Key points:
The U.S. dollar is on track to snap a five-week losing streak, trading near a one-week high against major peers on Friday. This rebound comes as robust U.S. economic data has led traders to pare back their bets on aggressive Federal Reserve interest rate cuts.
See: Dollar index trading at 101.295 on the VT Markets app.
We go to the charts for guidance. The U.S. dollar is exhibiting renewed strength, as evidenced by the U.S. Dollar Index (DXY), which remains steady at 101.34 following a 0.36% rise on Thursday. This marks the index’s highest level since August 22, suggesting a resurgence in dollar demand amid market uncertainties.
If this trend continues, the dollar is poised to end the week with a solid 0.66% gain, its best weekly performance since early August.
The chart reflects a gradual upward trajectory in the dollar’s value, with the price holding above the key moving averages, indicating sustained buying interest. The MACD histogram is turning positive, suggesting that momentum is favoring further gains.

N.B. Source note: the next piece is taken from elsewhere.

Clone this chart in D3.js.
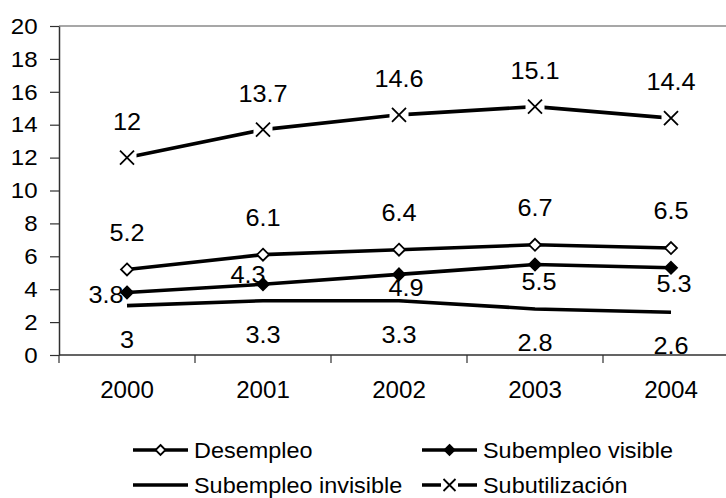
<!DOCTYPE html>
<html>
<head>
<meta charset="utf-8">
<script src="https://cdn.jsdelivr.net/npm/d3@7"></script>
<style>
  html, body { margin: 0; padding: 0; background: #fff; }
  svg { display: block; font-family: "Liberation Sans", Arial, sans-serif; }
</style>
</head>
<body>
<svg id="chart" width="726" height="498"></svg>
<script>
// Data
const years = ['2000', '2001', '2002', '2003', '2004'];
const desempleo = [5.2, 6.1, 6.4, 6.7, 6.5];
const subempleoVisible = [3.8, 4.3, 4.9, 5.5, 5.3];
const subempleoInvisible = [3, 3.3, 3.3, 2.8, 2.6];
const subutilizacion = [12, 13.7, 14.6, 15.1, 14.4];
const yTicks = [0, 2, 4, 6, 8, 10, 12, 14, 16, 18, 20];

// Excel placed the "Subempleo visible" labels unevenly: offsets of the label centre
const visibleLabelOffsets = [[-21, 2], [-15, -9], [7, 13], [4, 17], [3, 16]];

const series = [
  { name: 'Desempleo', values: desempleo, marker: 'diamondOpen', label: () => [0, -37] },
  { name: 'Subempleo visible', values: subempleoVisible, marker: 'diamondFilled', label: (i) => visibleLabelOffsets[i] },
  { name: 'Subempleo invisible', values: subempleoInvisible, marker: 'none', label: () => [0, 34] },
  { name: 'Subutilización', values: subutilizacion, marker: 'cross', label: () => [0, -36] },
];

const svg = d3.select('#chart');
const plot = { left: 59, top: 26, right: 739, bottom: 355 };

const x = d3.scaleBand().domain(years).range([plot.left, plot.right]).padding(0);
const cx = (d) => x(d) + x.bandwidth() / 2;
const y = d3.scaleLinear().domain([0, 20]).range([plot.bottom, plot.top]);

// Plot area top border
svg.append('line')
  .attr('x1', plot.left).attr('x2', plot.right)
  .attr('y1', plot.top).attr('y2', plot.top)
  .attr('stroke', '#8a8a8a').attr('stroke-width', 1.5);

// Y axis
const yAxis = svg.append('g')
  .attr('transform', `translate(${plot.left},0)`)
  .call(d3.axisLeft(y).tickValues(yTicks).tickSize(9).tickSizeOuter(0).tickPadding(11));
yAxis.select('.domain').attr('stroke', '#303030').attr('stroke-width', 1.5);
yAxis.selectAll('.tick line').attr('stroke', '#303030').attr('stroke-width', 1.2);
yAxis.selectAll('.tick text')
  .attr('font-size', 22.5).attr('fill', '#000')
  .attr('font-family', '"Liberation Sans", Arial, sans-serif')
  .attr('transform', 'scale(1.07,1)');

// X axis: labels at band centres, ticks at band boundaries
const xAxis = svg.append('g')
  .attr('transform', `translate(0,${plot.bottom})`)
  .call(d3.axisBottom(x).tickSize(0).tickPadding(27));
xAxis.select('.domain').remove();
xAxis.selectAll('.tick text')
  .attr('font-size', 23).attr('fill', '#000')
  .attr('font-family', '"Liberation Sans", Arial, sans-serif')
  .attr('transform', 'scale(1.05,1)');

svg.append('line')
  .attr('x1', plot.left).attr('x2', plot.right)
  .attr('y1', plot.bottom).attr('y2', plot.bottom)
  .attr('stroke', '#303030').attr('stroke-width', 1.5);

const boundaries = years.map((d) => x(d)).concat([x(years[years.length - 1]) + x.bandwidth()]);
svg.append('g').selectAll('line')
  .data(boundaries)
  .join('line')
  .attr('x1', (d) => d).attr('x2', (d) => d)
  .attr('y1', plot.bottom).attr('y2', plot.bottom + 8)
  .attr('stroke', '#303030').attr('stroke-width', 1.2);

// Markers
function drawMarker(g, type, size) {
  if (type === 'diamondOpen' || type === 'diamondFilled') {
    g.append('path')
      .attr('d', `M0,${-size}L${size},0L0,${size}L${-size},0Z`)
      .attr('fill', type === 'diamondOpen' ? '#fff' : '#000')
      .attr('stroke', '#000').attr('stroke-width', 1.8);
  } else if (type === 'cross') {
    g.append('rect')
      .attr('x', -size - 2.5).attr('y', -size - 2.5)
      .attr('width', 2 * size + 5).attr('height', 2 * size + 5)
      .attr('fill', '#fff');
    g.append('path')
      .attr('d', `M${-size},${-size}L${size},${size}M${-size},${size}L${size},${-size}`)
      .attr('stroke', '#000').attr('stroke-width', 1.8).attr('fill', 'none');
  }
}

const line = d3.line().x((d, i) => cx(years[i])).y((d) => y(d));

series.forEach((s) => {
  svg.append('path')
    .datum(s.values)
    .attr('d', line)
    .attr('fill', 'none')
    .attr('stroke', '#000')
    .attr('stroke-width', 3.6)
    .attr('stroke-linejoin', 'round');

  s.values.forEach((v, i) => {
    const g = svg.append('g').attr('transform', `translate(${cx(years[i])},${y(v)})`);
    drawMarker(g, s.marker, s.marker === 'cross' ? 7 : 6);
  });
});

// Data labels
series.forEach((s) => {
  s.values.forEach((v, i) => {
    const [dx, dy] = s.label(i);
    svg.append('g')
      .attr('transform', `translate(${cx(years[i]) + dx},${y(v) + dy + 8.2})`)
      .append('text')
      .attr('text-anchor', 'middle')
      .attr('font-size', 23)
      .attr('transform', 'scale(1.1,1)')
      .text(String(v));
  });
});

// Legend
const legendCols = [133, 422];
const legendRows = [450, 485];
const legendLen = 55;
series.forEach((s, i) => {
  const lx = legendCols[i % 2];
  const ly = legendRows[Math.floor(i / 2)];
  const g = svg.append('g').attr('transform', `translate(${lx},${ly})`);
  g.append('line')
    .attr('x1', 0).attr('x2', legendLen)
    .attr('y1', 0).attr('y2', 0)
    .attr('stroke', '#000').attr('stroke-width', 3.6);
  const m = g.append('g').attr('transform', `translate(${legendLen / 2},0)`);
  drawMarker(m, s.marker, s.marker === 'cross' ? 6 : 5);
  g.append('g')
    .attr('transform', `translate(${legendLen + 6},7.5)`)
    .append('text')
    .attr('font-size', 21.5)
    .attr('transform', 'scale(1.09,1)')
    .text(s.name);
});
</script>
</body>
</html>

Market participants should be wary of the effect a strengthening dollar can have on the global economy. As the dollar strengthens, it exerts pressure on other currencies and commodities, potentially influencing broader market movements.
The catalyst for this shift in market sentiment was the revised U.S. gross domestic product (GDP) data, which showed an annualised growth rate of 3.0% in the second quarter, up from the previously reported 2.8%. This revision exceeded expectations, highlighting the resilience of the U.S. consumer.
As a result, market participants have adjusted their expectations for the upcoming Federal Reserve meeting on September 18. The likelihood of a 50-basis point rate cut has decreased from 38% to 34%. This more cautious outlook on Fed easing has provided support for the dollar.
In contrast, the euro has struggled, lingering near a two-week low against the dollar. Cooling inflation in Germany and Spain has reinforced the case for European Central Bank (ECB) easing, putting downward pressure on the euro.
On Thursday, the euro dropped to $1.10555, its lowest level in two weeks, and remained flat at $1.1082 on Friday. With more consumer inflation data expected from France, Italy, and the broader eurozone, the euro’s outlook remains uncertain.
The yen has also faced pressure, holding near the closely watched 145 per dollar level after weakening on Thursday. Despite Tokyo’s core consumer prices rising at a faster-than-expected 2.4% in August, surpassing the Bank of Japan’s 2% target, the yen has largely ignored this data.
Instead, the currency has been influenced by the rise in U.S. Treasury yields, which has supported the dollar against the yen. As of Friday, the dollar eased slightly to 144.78 yen after reaching 145.55 overnight, its highest level since August 23.
You might be interested: Japanese yen slips as the U.S. dollar rebounds
Sterling has remained steady, trading at $1.31655 after dipping to $1.3146 on Thursday. The release of the core personal consumption expenditures (PCE) price index, the Fed’s preferred inflation gauge, later in the day could further influence the market, particularly the dollar’s performance.
The cautious reduction in expectations for aggressive Fed rate cuts, coupled with a stronger-than-expected U.S. economy, suggests that the dollar may continue to find support in the near term.
However, ongoing inflation data from Europe and the U.S. could introduce new volatility, particularly for the euro and yen, as markets adjust to evolving economic conditions.